Control problems had plagued Cody Reed in the big leagues and they followed him back to Triple-A on Monday night. He would give up three runs over 2.2 innings with two walks and three strikeouts. Reed needed 54 pitches and only threw 32 strikes in the game.

23 Responses

    • Greenfield Red

      He just turned 24. I don’t think he’s done.

    • Mr. French Tickler

      Didn’t he just throw 8 perfect innings from the pen like 3 weeks ago? Gotta let him work this out. If we establish this season that he is a bullpen piece than at least we know that. I would have liked to have seen him make some starts up here against a lineup other than the Cubs.

      • Jonathan

        Looks like Jack Arrieta was 27-28 when he finally put it together. I’m pretty sure Baltimore wished they hadn’t gave up on him. Just saying…

    • MK

      Got to hope last years debut was not a rush that has broken his confidence. Every Spring interview with him I heard the main discussion was about forgetting last year, meaning he could not forget last year.

      He needs to go somewhere he can be dominate again and regain some confidence, even if that is lower than Louisville.

      • Simon Cowell

        Apparently there are plenty of Reds looking for their safe place and it isn’t on the mound.

  1. The Duke

    All the raw tools are there for Santillan. The fastball is plus, the slider is plus, and when he’s on, the control is there. The question remains is how long until he can consistently be on, and/or learn to pitch more effectively when he doesn’t have his best stuff. It’s all about getting consistent right now.

    What is the state of his changeup nowadays? I know it was pretty raw when he was drafted, and that’s a pretty big piece of the picture if he is to remain a starter long term.

    • Doug Gray

      It’s improving, for sure. I think the biggest thing he needs to work on with the change up is the control with the pitch. I believe the movement and arm action are there. But, he leaves the pitch up in the zone a bit too often still.

  2. Jonathan

    I really like what I’m hearing from Dick Williams as GM. The nutrition thing is huge. I like his analogy of “putting bad gas in a Ferrari.”

    As someone who has reworked his eating habits, I fully understand the different good nutrition and supplements can do for a person.

    • MK

      The nutrition guidelines are great and the food they are getting in the clubhouse follows those guidelines, but especially in the lower minors they are not making enough money to eat that way, especially on the road. $25 a day is not going very far. In Dayton 99% of the players live with a host family who are providing the food. Can they really expect the people to provide thing like only grass fed beef, or free range chicken, or eggs from free range chickens, only whole grain breads or pastas. If they really want to improve their diets they need to start paying them a little better.

      • Jonathan

        Yes. I would agree with you. The teams should be able to pay the players more money. I am not sure what “fair” would be….$150-200/game? plus a progressive slide as a person goes up the MiLB ladder?

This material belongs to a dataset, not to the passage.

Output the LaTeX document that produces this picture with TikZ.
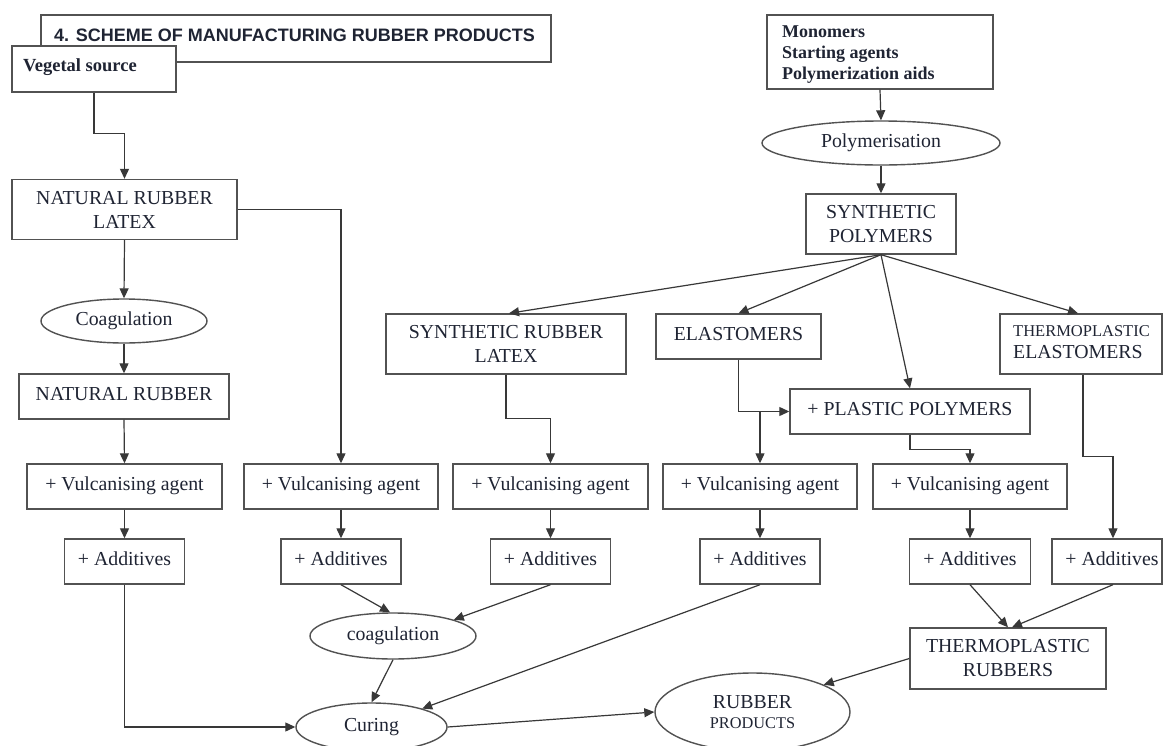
\documentclass[tikz,border=0pt]{standalone}
\usepackage{fontspec}
\setmainfont{Liberation Serif}
\setsansfont{Liberation Sans}
\usetikzlibrary{arrows.meta,shapes.geometric,calc}
\definecolor{ink}{HTML}{1F2433}
\definecolor{edgecol}{HTML}{383838}
\definecolor{framecol}{HTML}{525252}
\tikzset{
  box/.style={draw=framecol, line width=1.4pt, fill=white, inner sep=0pt, align=center,
    text=ink, font=\fontsize{19.8}{24}\selectfont},
  one/.style={text height=14pt, text depth=7pt},
  oval/.style={ellipse, draw=framecol, line width=1.4pt, fill=white, inner sep=0pt,
    align=center, text=ink, font=\fontsize{19.8}{24}\selectfont},
  arr/.style={draw=edgecol, line width=1.2pt, -{Triangle[length=10pt,width=9pt]}},
  plaintext/.style={inner sep=0pt, text=ink},
}
\begin{document}
\begin{tikzpicture}[x=1pt,y=-1pt]
\useasboundingbox[fill=white] (0,0) rectangle (1163,745);

% ---- title and sources
\node[box, minimum width=510pt, minimum height=47pt] (title) at (296,38.5) {};
\node[plaintext, font=\sffamily\bfseries\fontsize{18}{21}\selectfont] (titletext) at (294.5,35.5) {4. SCHEME OF MANUFACTURING RUBBER PRODUCTS};
\node[box, minimum width=164pt, minimum height=46pt] (veg) at (94,69) {};
\node[plaintext, anchor=north west, font=\bfseries\fontsize{18.5}{21}\selectfont] (vegtext) at (23,58) {Vegetal source};

\node[box, minimum width=226pt, minimum height=74pt] (mono) at (880,52) {};
\node[plaintext, anchor=north west, align=left, font=\bfseries\fontsize{18}{21}\selectfont] (monotext) at (782,26) {Monomers\\Starting agents\\Polymerization aids};

% ---- natural branch
\node[box, minimum width=225pt, minimum height=60pt] (nrl) at (124.5,209.5) {NATURAL RUBBER\\LATEX};
\node[oval, minimum width=166pt, minimum height=44pt] (coag1) at (124,321) {Coagulation};
\node[box, one, minimum width=210pt, minimum height=45pt] (nr) at (124,396.5) {NATURAL RUBBER};

% ---- synthetic branch
\node[oval, minimum width=238pt, minimum height=44pt] (poly) at (881,143) {Polymerisation};
\node[box, minimum width=150pt, minimum height=60pt] (sp) at (881,224) {SYNTHETIC\\POLYMERS};
\node[box, minimum width=240pt, minimum height=60pt] (srl) at (506,344) {SYNTHETIC RUBBER\\LATEX};
\node[box, one, minimum width=165pt, minimum height=45pt] (elas) at (738.5,336.5) {ELASTOMERS};
\node[box, minimum width=162pt, minimum height=60pt] (te) at (1081,344) {};
\node[plaintext, anchor=north west, align=left, font=\fontsize{19.8}{22}\selectfont] (tetext) at (1013,325.6) {{\fontsize{16.5}{22}\selectfont THERMOPLASTIC}\\ELASTOMERS};
\node[box, one, minimum width=240pt, minimum height=45pt] (pp) at (910,411.5) {+ PLASTIC POLYMERS};

% ---- vulcanising agents
\node[box, one, minimum width=195pt, minimum height=45pt] (vulc1) at (124.5,486.5) {+ Vulcanising agent};
\node[box, one, minimum width=194pt, minimum height=45pt] (vulc2) at (341,486.5) {+ Vulcanising agent};
\node[box, one, minimum width=195pt, minimum height=45pt] (vulc3) at (550.5,486.5) {+ Vulcanising agent};
\node[box, one, minimum width=194pt, minimum height=45pt] (vulc4) at (760,486.5) {+ Vulcanising agent};
\node[box, one, minimum width=194pt, minimum height=45pt] (vulc5) at (970,486.5) {+ Vulcanising agent};

% ---- additives
\node[box, one, minimum width=120pt, minimum height=45pt] (add1) at (124.5,561.5) {+ Additives};
\node[box, one, minimum width=120pt, minimum height=45pt] (add2) at (341,561.5) {+ Additives};
\node[box, one, minimum width=120pt, minimum height=45pt] (add3) at (550.5,561.5) {+ Additives};
\node[box, one, minimum width=120pt, minimum height=45pt] (add4) at (760,561.5) {+ Additives};
\node[box, one, minimum width=121pt, minimum height=45pt] (add5) at (970,561.5) {+ Additives};
\node[box, one, minimum width=110pt, minimum height=45pt] (add6) at (1107,561.5) {\hspace*{10pt}+ Additives};

% ---- bottom
\node[oval, minimum width=166pt, minimum height=46pt] (coag2) at (393,636) {coagulation};
\node[oval, minimum width=151pt, minimum height=48pt] (curing) at (371.5,727) {Curing};
\node[oval, minimum width=195pt, minimum height=78pt, font=\fontsize{19.8}{20}\selectfont] (rp) at (752.5,712) {RUBBER\\{\fontsize{16.3}{20}\selectfont PRODUCTS}};
\node[box, minimum width=196pt, minimum height=61pt] (tpr) at (1008,658.5) {THERMOPLASTIC\\RUBBERS};

% ---- connectors
\draw[arr] (veg.south) -- ++(0,41) -| (nrl.north);
\draw[arr] (nrl.south) -- (coag1.north);
\draw[arr] (coag1.south) -- (nr.north);
\draw[arr] (nr.south) -- (vulc1.north);
\draw[arr] (vulc1.south) -- (add1.north);
\draw[arr] (nrl.east) -| (vulc2.north);
\draw[arr] (vulc2.south) -- (add2.north);

\draw[arr] (mono.south) -- (poly.north);
\draw[arr] (poly.south) -- (sp.north);
\draw[arr] (sp.south) -- ($(srl.north)+(3,0)$);
\draw[arr] (sp.south) -- (elas.north);
\draw[arr] (sp.south) -- (pp.north);
\draw[arr] (sp.south) -- ($(te.north)+(-3,0)$);

\draw[arr] (srl.south) -- ++(0,44) -| (vulc3.north);
\draw[arr] (vulc3.south) -- (add3.north);
\draw[arr] (elas.south) |- (pp.west);
\coordinate (split) at (vulc4.north |- pp.west);
\draw[arr] (split) -- (vulc4.north);
\draw[arr] (vulc4.south) -- (add4.north);
\draw[arr] (pp.south) -- ++(0,15) -| (vulc5.north);
\draw[arr] (vulc5.south) -- (add5.north);
\draw[arr] ($(te.south)+(2,0)$) -- ++(0,82) -| ($(add6.north)+(6,0)$);

\draw[arr] (add1.south) |- (curing.west);
\draw[arr] (add2.south) -- ($(coag2.north)+(-3,0)$);
\draw[arr] (add3.south) -- (coag2.15);
\draw[arr] (coag2.south) -- (curing.north);
\draw[arr] (add4.south) -- (curing.20);
\draw[arr] (curing.east) -- (rp.west);
\draw[arr] (tpr.west) -- (rp.21);
\draw[arr] (add5.south) -- (tpr.north);
\draw[arr] ($(add6.south)+(6,0)$) -- ($(tpr.north)+(4,0)$);
\end{tikzpicture}
\end{document}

        Imagine graduating from college with $50k+ of debit and trying to pursue your baseball dream. paying for college debit is hard enough with a full-time regular job (like myself).

      • The Duke

        Most draftable players out of college were on scholarship, they don’t come out with 50k of debt, not to mention it’s pretty standard that the team that drafts them pays for school should they go back.

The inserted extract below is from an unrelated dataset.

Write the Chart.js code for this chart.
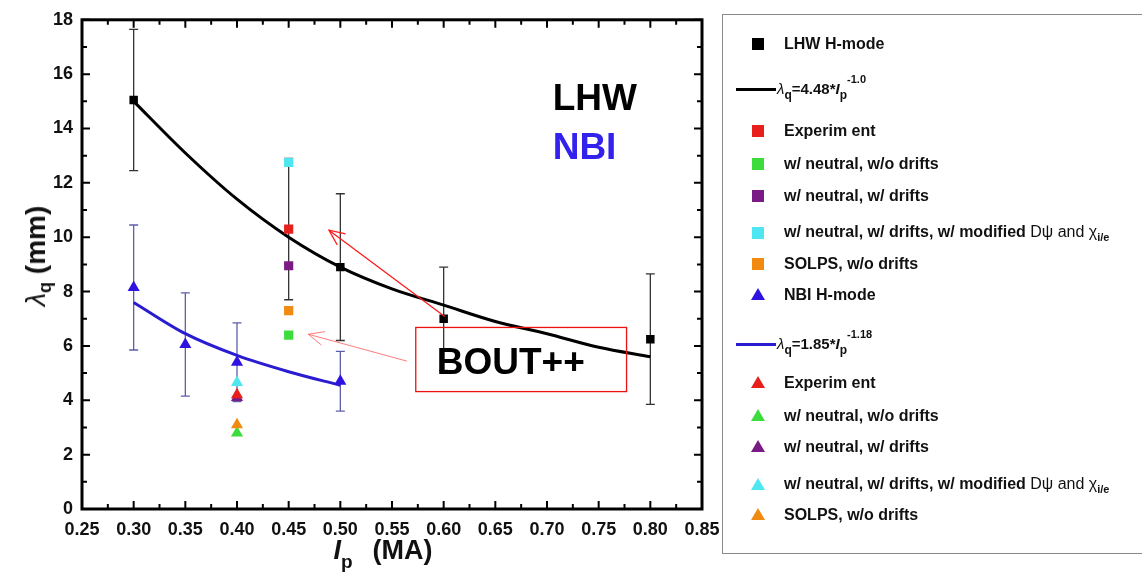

        I’ve been a proponent of a base $40k minor league salary, but that’s not likely to happen any time soon. If they want them to eat healthy (and they really should) then they need to either start providing lunch and dinner for their teams at the facility prepared by a chef, or increase the per diem for food to something like $100/day.

      • Brad

        One of Dick Williams changes is with minor league nutrition. He upped the team spend from $150/day/team in 2016 to $1000/day/team in 2017. While I understand $1000/day for 30 players is not perfect, it is a big step in the right direction. The Reds are also not having minor league players pay clubhouse dues, or at least the food portion.

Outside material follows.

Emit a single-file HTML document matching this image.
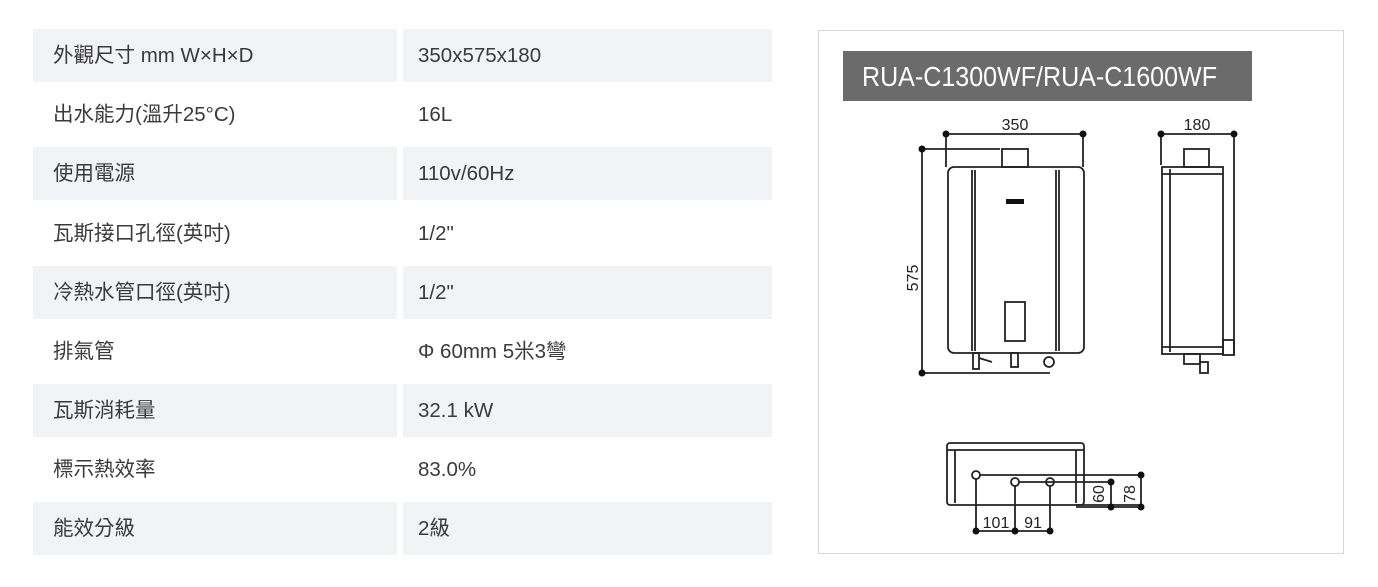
<!DOCTYPE html>
<html><head><meta charset="utf-8"><style>
html,body{margin:0;padding:0;background:#fff;width:1378px;height:587px;overflow:hidden}
.r{position:absolute;height:53px;line-height:53px;font-family:"Liberation Sans","Noto Sans CJK TC",sans-serif;font-size:20.5px;color:#3a3a3a}
.g{background:#f2f3f5}
.l{left:33px;width:364px}
.v{left:403px;width:369px}
.l span{padding-left:20px}
.v span{padding-left:15px}
</style></head><body>
<div class="r l g" style="top:29px"><span>外觀尺寸 mm W×H×D</span></div><div class="r v g" style="top:29px"><span>350x575x180</span></div>
<div class="r l" style="top:88px"><span>出水能力(溫升25°C)</span></div><div class="r v" style="top:88px"><span>16L</span></div>
<div class="r l g" style="top:147px"><span>使用電源</span></div><div class="r v g" style="top:147px"><span>110v/60Hz</span></div>
<div class="r l" style="top:207px"><span>瓦斯接口孔徑(英吋)</span></div><div class="r v" style="top:207px"><span>1/2"</span></div>
<div class="r l g" style="top:266px"><span>冷熱水管口徑(英吋)</span></div><div class="r v g" style="top:266px"><span>1/2"</span></div>
<div class="r l" style="top:325px"><span>排氣管</span></div><div class="r v" style="top:325px"><span>Φ 60mm 5米3彎</span></div>
<div class="r l g" style="top:384px"><span>瓦斯消耗量</span></div><div class="r v g" style="top:384px"><span>32.1 kW</span></div>
<div class="r l" style="top:443px"><span>標示熱效率</span></div><div class="r v" style="top:443px"><span>83.0%</span></div>
<div class="r l g" style="top:502px"><span>能效分級</span></div><div class="r v g" style="top:502px"><span>2級</span></div>

<svg style="position:absolute;left:0;top:0" width="1378" height="587" font-family="Liberation Sans, sans-serif">
<rect x="818.5" y="30.5" width="525" height="523" fill="none" stroke="#d8d8d8"/>
<rect x="843" y="51" width="409" height="50" fill="#6b6b6b"/>
<text x="862" y="86" fill="#fff" font-size="28" textLength="355" lengthAdjust="spacingAndGlyphs">RUA-C1300WF/RUA-C1600WF</text>
<g stroke="#222" stroke-width="1.8" fill="none">
<line x1="946" y1="134" x2="1083" y2="134"/><line x1="946" y1="134" x2="946" y2="167"/><line x1="1083" y1="134" x2="1083" y2="167"/>
<line x1="922" y1="149" x2="922" y2="373"/><line x1="922" y1="149" x2="1000" y2="149"/><line x1="922" y1="373" x2="1050" y2="373"/>
<rect x="1002" y="149" width="26" height="18"/>
<rect x="948" y="167" width="136" height="186" rx="6"/>
<line x1="972" y1="170" x2="972" y2="351"/><line x1="975" y1="170" x2="975" y2="351"/>
<line x1="1056" y1="170" x2="1056" y2="351"/><line x1="1059" y1="170" x2="1059" y2="351"/>
<rect x="1005" y="302" width="20" height="39"/>
<rect x="973" y="353" width="6" height="16"/><rect x="1011" y="353" width="7" height="14"/><circle cx="1049" cy="362" r="5"/>
<line x1="979" y1="358" x2="992" y2="362"/>
<line x1="1161" y1="134" x2="1234" y2="134"/><line x1="1161" y1="134" x2="1161" y2="165"/><line x1="1234" y1="134" x2="1234" y2="355"/>
<rect x="1184" y="149" width="25" height="18"/>
<rect x="1162" y="167" width="61" height="187"/>
<line x1="1170" y1="169" x2="1170" y2="352"/><line x1="1162" y1="174" x2="1223" y2="174"/><line x1="1162" y1="347" x2="1223" y2="347"/>
<rect x="1223" y="340" width="11" height="15"/>
<rect x="1184" y="354" width="16" height="10"/><rect x="1200" y="362" width="8" height="11"/>
<rect x="947" y="443" width="137" height="62" rx="3"/>
<line x1="947" y1="450" x2="1084" y2="450"/><line x1="955" y1="450" x2="955" y2="503"/><line x1="1076" y1="450" x2="1076" y2="503"/>
<line x1="1076" y1="505" x2="1141" y2="505"/>
<circle cx="976" cy="475" r="4"/><circle cx="1015" cy="482" r="4"/><circle cx="1050" cy="482" r="4"/>
<line x1="980" y1="475" x2="1141" y2="475"/><line x1="1019" y1="482" x2="1111" y2="482"/>
<line x1="1111" y1="482" x2="1111" y2="507"/><line x1="1141" y1="475" x2="1141" y2="507"/><line x1="1076" y1="507" x2="1141" y2="507"/>
<line x1="976" y1="479" x2="976" y2="531"/><line x1="1015" y1="486" x2="1015" y2="531"/><line x1="1050" y1="486" x2="1050" y2="531"/>
<line x1="976" y1="531" x2="1050" y2="531"/>
</g>
<g fill="#111">
<circle cx="946" cy="134" r="3.5"/><circle cx="1083" cy="134" r="3.5"/><circle cx="922" cy="149" r="3.5"/><circle cx="922" cy="373" r="3.5"/>
<circle cx="1161" cy="134" r="3.5"/><circle cx="1234" cy="134" r="3.5"/>
<circle cx="1141" cy="475" r="3.5"/><circle cx="1141" cy="507" r="3.5"/><circle cx="1111" cy="482" r="3.5"/><circle cx="1111" cy="507" r="3.5"/>
<circle cx="976" cy="531" r="3.5"/><circle cx="1015" cy="531" r="3.5"/><circle cx="1050" cy="531" r="3.5"/>
<rect x="1006" y="199" width="18" height="5"/>
</g>
<g fill="#222" font-size="16">
<text x="1015" y="130" text-anchor="middle">350</text>
<text x="1197" y="130" text-anchor="middle">180</text>
<text transform="translate(918,278) rotate(-90)" text-anchor="middle">575</text>
<text x="996" y="528" text-anchor="middle">101</text>
<text x="1033" y="528" text-anchor="middle">91</text>
<text transform="translate(1104,494) rotate(-90)" text-anchor="middle">60</text>
<text transform="translate(1135,494) rotate(-90)" text-anchor="middle">78</text>
</g>
</svg>
</body></html>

        I am a proponent of paying minor league players more and have spent a good amount of time generating options and pitching them around baseball. The constant rebuttal is in regards to a law/rule that limits what major league teams can do. Even if teams wanted to pay players more, they cannot. That is why cutting dues, covering more food, covering housing, etc are ways to circumvent that ruling. By my math, it will cost major league teams $4M/year more to pay all minor leaguers.

        RK: $24,000
        A: $28,000
        A+: $32,000
        AA: $36,000
        AAA: $40,000

        This does not take into account minor league free agents.

      • Arnold Ziffle

        That is brutal, only $25 a day. The minor league players at least ought to get what the IRS/GSA per diem rate is for each city they play in or travel to.
        Dayton, OH is $59 as is Eastlake, OH; Lansing, MI; and South Bend, IN.
        Bowling Green, KY is $51. Ft. Wayne, IN and Midland, MI are $54.
        Those are just a few examples of Midwest League cities, which Dayton is in.
        More than twice what they are currently receiving.

      • Simon Cowell

        Just give them all 1 million dollar signing bonuses yup that would solve everything and we would still have highly motivated prospects to boot.

      • Doug Gray

        While most guys drafted out of college are on scholarship, we need to remember that the baseball team has 11 scholarships that get divided up. It’s insanely rare that a single player gets 1 entire scholarship. Depending on where you went to school, even if you only went for 3 years and had a baseball scholarship, you could be leaving with a whole bunch of debt.

      • Dan

        750 a month is plenty to eat well if you’re cooking. The hard part would be getting enough good calories on the road if they have to eat out every day.

      • Doug Gray

        The problem is you don’t get meal money for home games/off days. You only get meal money on the road. When you can’t cook. And usually don’t have good options to eat when you can find a place open at 11pm after the game.

      • Hingle McCringleberry

        “While the minimum salary in Major League Baseball is $500,000, many minor league players earn less than the federal poverty level, which is $11,490 for a single person and $23,550 for a family of four…. The three players suing baseball also stress that minor league salaries have effectively declined in recent decades”. Mar 6, 2014

        This is and was unacceptable.

      • victor vollhardt

        I agree with MK—if you want them to eat these politically correct foods–then the club needs to kick more money—-BUT they could all do better than a “fast food” breakfasts with chicken and eggs NOT from free range chickens and usda grade a beef that maybe is not grass fed but is lean and lots of vegetables that maybe are not organically grown but are fresh. The person who made those menu lists does not live in the real world.

    • Wes

      All reds really need to do is provide the financial means- not host or pay more but offer Kroger charge cards and let em buy their own food based on organization expectations And nutrition education.

  3. MK

    Santillan and Cassidy Brown really worked well together last night. The umpire was set up over Brown’s left shoulder and he was calling the pitch maybe a few inches inside to righties a strike all night. Cassidy kept setting up there and Tony kept hitting the spot. One of the Kernals was ejected for complaining about the strike zone and their Manager should have gotten it too.

  4. sultanofswaff

    The strikeouts are nice, but his command within the zone was lacking. Pretty smooth delivery though. You have to believe the command will come. I’m confident he’ll stick as a starter.

    I really like what I’m seeing from Stephenson in this video–quiet, gets pretty low for a big guy, soft receiving skills.